Scongiurata per il momento la minaccia digital tax. Il vino italiano tira un sospiro di sollievo in questo ancor complicato inizio d’anno. È stato approvato venerdì scorso dal Consiglio dei ministri, infatti, il rinvio del termine (dal 16 febbraio al 16 marzo 2021) per i versamenti relativi all’imposta sui servizi digitali per il 2020 e anche quello per la presentazione della relativa dichiarazione, che slitta dal 31 marzo 2021 al 30 aprile 2021. L’appello lanciato i giorni scorsi di Unione Italiana Vini è stato dunque accolto, anche in attesa di comprendere quale sarà la direzione che prenderà la nuova amministrazione Usa guidata da Joe Biden in merito a questo tema e, più in generale, in relazione ai dazi da cui, per ora, le eccellenze vitivinicole made in Italy sono risparmiate.
Accolto l’appello di Unione Italiana Vini

“Lo stop temporaneo alla digital tax da parte del nostro Consiglio dei ministri accoglie l’indicazione di Unione Italiana Vini per un gesto di apertura nei confronti della nuova amministrazione Biden, che si insedierà il 20 gennaio, affinché sia trovato già nei primi mesi del 2021 un accordo multilaterale su questa complessa materia”. Sono parole di soddisfazione quelle espresse dal segretario generale Uiv, Paolo Castelletti. Che precisa: “Non è un caso che proprio in questi giorni sia la Commissione europea sia l’Ocse abbiano pubblicato le loro nuove distinte proposte in tema di tassazione digitale”.
Cosa cambia per il vino italiano con questa apertura è presto spiegato:
“Per il mondo del vino italiano la decisione presa in Cdm è tanto saggia quanto importante, perché il rischio di vedere, ancora una volta, i prodotti vitivinicoli travolti da una disputa internazionale e da potenziali misure penalizzanti in un momento di estrema indecisione per il contesto economico internazionale era alto”.
Digital tax: cosa rischia il vino italiano
La cosiddetta digital tax era destinata a far pesare definitivamente i suoi effetti in Italia a partire dal 16 febbraio.
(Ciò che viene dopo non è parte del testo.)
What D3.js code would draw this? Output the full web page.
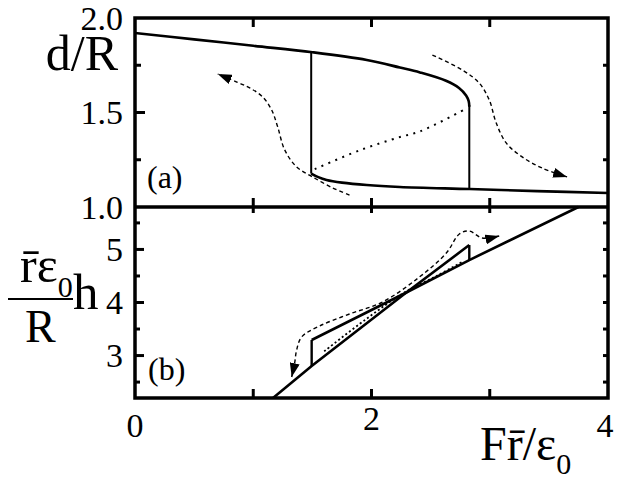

Come spiegato qualche giorno fa, sul tema il report del Rappresentante per il Commercio Usa aveva giudicato discriminatoria l’imposizione italiana nei confronti delle imprese americane, che rappresentano i due terzi delle aziende da tassare. Ad avviso di Unione Italiana Vini, tale impostazione sarebbe, di conseguenza, stata a forte rischio di azioni ritorsive, come quelle applicate (e poi sospese) ai danni della Francia, anch’essa promotrice della medesima imposta.

In merito alla nuova tassazione sui servizi digitali, da segnalare anche come l’Italia preveda di concretizzare un corrispettivo di circa 700 milioni di euro attraverso l’imposta. Ma in primis guardando il settore vino, i conti non tornano nel rapporto tra rischi e benefici: basti pensare che uno dei maggiori indiziati tra i prodotti tricolore a rischio ritorsione, negli Stati Uniti vende il 30% del proprio export a valore, per un importo pari a circa 1,7 miliardi di euro.
Mercato del vino Usa: allungo per l’Italia nel 2020

Negli Usa, sottolineano i dati dell’Osservatorio Uiv su base dogane, le importazioni di vini fermi italiani hanno chiuso i primi 11 mesi del 2020 in sostanziale pareggio (-0,1%) sul pari periodo 2019, a fronte di un corrispettivo di quasi 1,35 miliardi di dollari. Un risultato che ha permesso al Belpaese di allungare su Francia (-31,3% a valore), Spagna (-12,3%) e Germania (-33,4%), su cui gravano i dazi aggiuntivi del 25% sui vini disposti dall’Ustr per la vicenda Airbus.